No matter whether I am gone for three weeks or a whole semester, coming home is always filled with love and hugs. Home is such a different place from the rest of the world; sitting down to dinner and singing praise reminded me of what a unique place home really is.

But I can't forget the images of life away from home. Every time I rode free public transportation in Phoenix my eyes were opened to the plight of a people and a culture that I normally never encounter. Particularly carved in my mind's eye is the picture of a skinny little boy, who sat with his mother's arm around him, complaining of hunger. His mother tried to love him, but presumably drugs had taken their course several too many times, and here this young child bore the repurcussions.

And it wasn't as though these reflections on the curse of sin were limited to those whose lives intersected with mine for only a moment. In the longer conversations with those whose lives looked well put together, there was pain and deep struggle and confusion. Yet, somehow, even though the evidences of sin were so clear, interacting with the world through these small experiences of the past weeks allowed me to know the heart of Jesus more. He was the one who came to heal, not the healthy, but the sick. He knew what was in the heart of a man and yet pursued man with life-giving love anyway. At the end of several days, the only prayer I could muster was, "Thank You for the cross. Thank You for redemption. Thank you that, because of grace, it doesn't have to be this way."

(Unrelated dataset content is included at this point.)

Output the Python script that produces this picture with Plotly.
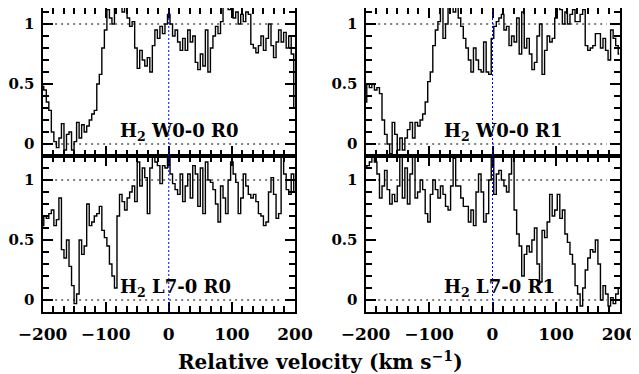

But coming home is special, even after only three weeks, because I come back to a place where redemption has been received and where the cross is doing its redeeming work. It is certainly not a place of perfect people. No, not at all. But it is a place where the transforming work of God is taking place within community, where the sick have said, "Lord, heal me." And it is in experiencing work of healing that I recognize more and more the calling that Dostoevsky so eloquently puts forth in The Brothers Karamazov:

One may stand perplexed before some thought, especially seeing men's sin, asking oneself, "Shall I take it by force or by humble love?" Always resolve to take it by humble love. If you so resolve once and for all, you will be able to overcome the whole world. A loving humility is a terrible power, the most powerful of all; nothing compares with it.